As the province battles through one of its worst forest fire seasons in recent memory, today marks the 14th anniversary of a fire that left an indelible mark on Kelowna.
On Aug. 16, 2003, the Okanagan Mountain Park Wildfire was sparked by lightening near Rattlesnake Island, halfway between Kelowna and Penticton on the east side of Okanagan Lake. At first it did not seem like to a big deal to many.
But, thanks to the incredibly dry summer the area was experiencing at the time, and the strong winds that kicked up and pushed the flames north and east towards Kelowna’s southern boundary, the fire seemed to take on a life of its own. It jumped retardant lines laid down to contain it, it burned tall majestic trees like matchsticks and it marched relentlessly towards the city, burning everything in its path.
As it entered the city, it prompted a firefighting and evacuation effort rarely seen before at the municipal level in this country.
The city, unlike many other communities in B.C. at the time, had finely-tuned emergency plan in place and it immediately went into operation. Preparations for a mass evacuation of nearly 30,000 people shifted into high gear, as all hell broke loose.
In the Capital News, reporters and editors were stopped in their tracks when we heard over the scanner that city firefighters were facing a moving wall of flame 100 feet tall in one south Mission neighbourhood. The firefighting effort that followed— by city firefighters and crews from other communities in the valley, throughout province and across the country—is now the stuff of legend around here.
Despite the loss of 239 homes, the then-largest civilian evacuation in Canada since the Second World War—and repeated touch-and-go scenarios where firefighters literally put their lives on the line to save their city, the advance of the fire was relentless.
It was eventually wrestled into submission but not before it left a swath of charred remains—homes, memories and even some of the the historic trestles of the Kettle Valley Railroad in Myra Canyon.
But through it all, it was the human element that shone through, brighter than any flame the fire could produce. With a constant flow of information coming from the Emergency Operations Centre and the fire department, the public mood remained surprisingly calm in the face of, what was for for some, devastation.
The fire changed Kelowna. Not only did it thrust the city into the national spotlight, it also showed its resiliency to the world.
Since then, homes have been rebuilt, people have got on with their lives and there have been devastating fires elsewhere. But in Kelowna, the memory of that fateful time in the summer of 2003 remains.
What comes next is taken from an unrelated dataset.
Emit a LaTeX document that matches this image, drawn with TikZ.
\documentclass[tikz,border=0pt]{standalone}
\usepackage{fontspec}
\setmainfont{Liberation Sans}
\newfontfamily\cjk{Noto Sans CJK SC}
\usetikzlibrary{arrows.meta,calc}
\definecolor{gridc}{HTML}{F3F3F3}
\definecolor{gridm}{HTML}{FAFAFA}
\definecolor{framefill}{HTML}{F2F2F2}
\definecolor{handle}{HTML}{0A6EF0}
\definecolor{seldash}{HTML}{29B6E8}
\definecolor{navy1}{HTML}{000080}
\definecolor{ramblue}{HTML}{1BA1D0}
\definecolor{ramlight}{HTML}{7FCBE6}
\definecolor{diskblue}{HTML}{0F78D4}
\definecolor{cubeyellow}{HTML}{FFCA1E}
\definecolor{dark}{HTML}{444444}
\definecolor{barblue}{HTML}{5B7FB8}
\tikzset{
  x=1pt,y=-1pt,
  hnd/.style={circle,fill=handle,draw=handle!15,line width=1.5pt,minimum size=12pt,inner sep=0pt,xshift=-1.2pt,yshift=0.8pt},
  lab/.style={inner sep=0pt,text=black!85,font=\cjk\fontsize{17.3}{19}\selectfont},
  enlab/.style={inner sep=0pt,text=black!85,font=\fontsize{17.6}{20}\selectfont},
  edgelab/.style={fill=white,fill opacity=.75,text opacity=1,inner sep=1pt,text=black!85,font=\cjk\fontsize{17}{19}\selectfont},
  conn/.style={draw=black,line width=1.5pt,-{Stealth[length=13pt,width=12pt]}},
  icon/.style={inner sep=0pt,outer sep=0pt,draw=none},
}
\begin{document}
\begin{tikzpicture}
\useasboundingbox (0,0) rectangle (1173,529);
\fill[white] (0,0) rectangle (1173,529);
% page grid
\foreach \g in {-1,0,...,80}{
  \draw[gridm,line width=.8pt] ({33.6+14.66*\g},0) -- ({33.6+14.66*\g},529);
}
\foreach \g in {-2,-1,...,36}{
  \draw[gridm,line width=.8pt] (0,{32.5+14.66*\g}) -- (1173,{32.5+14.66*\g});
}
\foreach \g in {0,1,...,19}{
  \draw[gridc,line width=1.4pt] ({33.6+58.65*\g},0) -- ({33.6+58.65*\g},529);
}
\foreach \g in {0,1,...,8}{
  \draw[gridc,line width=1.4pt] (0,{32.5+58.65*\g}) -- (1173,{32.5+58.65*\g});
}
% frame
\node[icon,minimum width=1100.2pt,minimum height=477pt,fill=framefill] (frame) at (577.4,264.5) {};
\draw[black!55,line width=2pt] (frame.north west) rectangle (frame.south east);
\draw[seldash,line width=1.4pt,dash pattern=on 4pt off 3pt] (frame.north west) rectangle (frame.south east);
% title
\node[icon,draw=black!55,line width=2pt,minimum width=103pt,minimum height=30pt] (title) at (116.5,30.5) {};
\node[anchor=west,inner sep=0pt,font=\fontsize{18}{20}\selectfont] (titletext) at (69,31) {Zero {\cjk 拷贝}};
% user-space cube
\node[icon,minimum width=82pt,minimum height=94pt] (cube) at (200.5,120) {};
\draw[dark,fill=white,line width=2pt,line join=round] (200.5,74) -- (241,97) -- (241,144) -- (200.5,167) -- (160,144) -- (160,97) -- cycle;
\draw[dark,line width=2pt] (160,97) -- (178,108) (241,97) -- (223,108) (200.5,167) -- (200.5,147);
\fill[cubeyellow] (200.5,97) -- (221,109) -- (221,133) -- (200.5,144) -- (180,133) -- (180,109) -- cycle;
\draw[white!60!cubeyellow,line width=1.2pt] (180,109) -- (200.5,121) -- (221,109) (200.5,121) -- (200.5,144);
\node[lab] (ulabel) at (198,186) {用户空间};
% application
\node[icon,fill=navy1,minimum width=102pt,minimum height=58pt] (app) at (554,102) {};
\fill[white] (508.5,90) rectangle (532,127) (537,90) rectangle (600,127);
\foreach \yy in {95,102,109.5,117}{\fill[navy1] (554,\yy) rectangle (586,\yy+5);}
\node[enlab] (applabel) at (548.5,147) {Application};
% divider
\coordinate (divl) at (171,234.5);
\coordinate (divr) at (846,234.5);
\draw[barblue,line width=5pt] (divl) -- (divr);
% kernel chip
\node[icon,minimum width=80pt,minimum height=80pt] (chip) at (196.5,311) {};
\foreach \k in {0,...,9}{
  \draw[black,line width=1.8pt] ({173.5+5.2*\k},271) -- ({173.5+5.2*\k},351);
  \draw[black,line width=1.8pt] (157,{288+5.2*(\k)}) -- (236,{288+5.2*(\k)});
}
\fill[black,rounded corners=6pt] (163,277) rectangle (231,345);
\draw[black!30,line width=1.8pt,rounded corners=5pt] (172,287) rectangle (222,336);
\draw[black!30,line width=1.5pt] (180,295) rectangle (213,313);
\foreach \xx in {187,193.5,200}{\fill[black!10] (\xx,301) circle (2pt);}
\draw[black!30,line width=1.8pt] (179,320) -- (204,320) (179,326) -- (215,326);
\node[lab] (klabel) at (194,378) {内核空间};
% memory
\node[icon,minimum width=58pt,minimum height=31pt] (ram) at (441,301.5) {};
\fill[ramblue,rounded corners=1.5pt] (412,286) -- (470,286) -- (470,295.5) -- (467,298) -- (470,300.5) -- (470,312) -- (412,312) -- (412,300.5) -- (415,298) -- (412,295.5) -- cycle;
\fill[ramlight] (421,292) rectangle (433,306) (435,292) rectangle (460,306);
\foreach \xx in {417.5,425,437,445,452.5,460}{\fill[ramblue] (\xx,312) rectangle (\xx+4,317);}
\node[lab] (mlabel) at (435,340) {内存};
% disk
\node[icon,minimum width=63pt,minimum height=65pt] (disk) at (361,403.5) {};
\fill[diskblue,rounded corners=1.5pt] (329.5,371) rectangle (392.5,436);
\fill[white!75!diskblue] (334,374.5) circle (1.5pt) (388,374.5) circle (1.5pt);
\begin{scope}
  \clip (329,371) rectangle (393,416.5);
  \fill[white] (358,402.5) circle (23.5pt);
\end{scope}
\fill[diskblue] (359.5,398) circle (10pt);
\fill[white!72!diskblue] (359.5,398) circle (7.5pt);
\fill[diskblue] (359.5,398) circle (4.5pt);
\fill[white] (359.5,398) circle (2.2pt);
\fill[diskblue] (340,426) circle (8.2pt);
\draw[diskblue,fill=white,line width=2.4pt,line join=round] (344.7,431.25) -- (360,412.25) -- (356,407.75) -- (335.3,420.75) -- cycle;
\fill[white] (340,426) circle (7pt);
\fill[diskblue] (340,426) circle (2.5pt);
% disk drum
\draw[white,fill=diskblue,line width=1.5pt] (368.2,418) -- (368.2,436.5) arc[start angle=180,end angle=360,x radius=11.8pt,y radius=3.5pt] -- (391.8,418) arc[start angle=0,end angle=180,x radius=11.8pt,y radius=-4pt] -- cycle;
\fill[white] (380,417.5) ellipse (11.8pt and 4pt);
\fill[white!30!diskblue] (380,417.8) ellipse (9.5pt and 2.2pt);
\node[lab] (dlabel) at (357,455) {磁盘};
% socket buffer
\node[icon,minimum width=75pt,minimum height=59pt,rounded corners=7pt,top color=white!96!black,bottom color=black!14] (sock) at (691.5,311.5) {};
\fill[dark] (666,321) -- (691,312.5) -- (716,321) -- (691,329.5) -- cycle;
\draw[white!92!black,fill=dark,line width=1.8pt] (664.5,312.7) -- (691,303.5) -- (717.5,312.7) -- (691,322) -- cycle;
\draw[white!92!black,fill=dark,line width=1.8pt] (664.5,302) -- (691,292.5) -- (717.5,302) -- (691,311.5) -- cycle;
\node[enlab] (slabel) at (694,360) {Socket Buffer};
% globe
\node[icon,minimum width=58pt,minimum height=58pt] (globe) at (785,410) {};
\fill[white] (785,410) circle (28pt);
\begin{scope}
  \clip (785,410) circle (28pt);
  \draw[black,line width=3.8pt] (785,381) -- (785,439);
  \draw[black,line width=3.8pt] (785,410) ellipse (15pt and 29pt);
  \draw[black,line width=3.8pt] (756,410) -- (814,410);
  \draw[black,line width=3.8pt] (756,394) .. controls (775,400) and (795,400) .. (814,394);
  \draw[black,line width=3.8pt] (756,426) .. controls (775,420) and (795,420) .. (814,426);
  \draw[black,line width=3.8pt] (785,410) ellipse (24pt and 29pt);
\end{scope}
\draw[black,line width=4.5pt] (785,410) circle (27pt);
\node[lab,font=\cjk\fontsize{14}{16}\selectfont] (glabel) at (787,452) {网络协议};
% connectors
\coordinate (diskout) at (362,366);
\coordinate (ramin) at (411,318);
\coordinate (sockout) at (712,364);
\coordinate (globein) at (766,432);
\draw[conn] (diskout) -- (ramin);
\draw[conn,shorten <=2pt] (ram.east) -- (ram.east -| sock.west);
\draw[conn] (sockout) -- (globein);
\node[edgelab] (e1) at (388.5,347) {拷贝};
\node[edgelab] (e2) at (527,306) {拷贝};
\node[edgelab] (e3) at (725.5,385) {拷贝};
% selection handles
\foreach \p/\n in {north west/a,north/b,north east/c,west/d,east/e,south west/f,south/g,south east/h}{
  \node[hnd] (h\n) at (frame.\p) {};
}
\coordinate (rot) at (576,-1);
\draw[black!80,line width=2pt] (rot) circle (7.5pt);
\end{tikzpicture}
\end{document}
In the history of any city, certain events define the community—for good and bad.
In the case of the Okanagan Mountain Park Wildfire, a massive catastrophe brought out the best in many. Neighbours helped neighbours, residents supported emergency crews and everyone tried their best to get each other through the most trying, and terrifying, of times.
It’s fair to say that Kelowna, despite the devastation it endured in 2003, came out stronger in the end.
Alistair Waters is the assistant editor of the Capital News.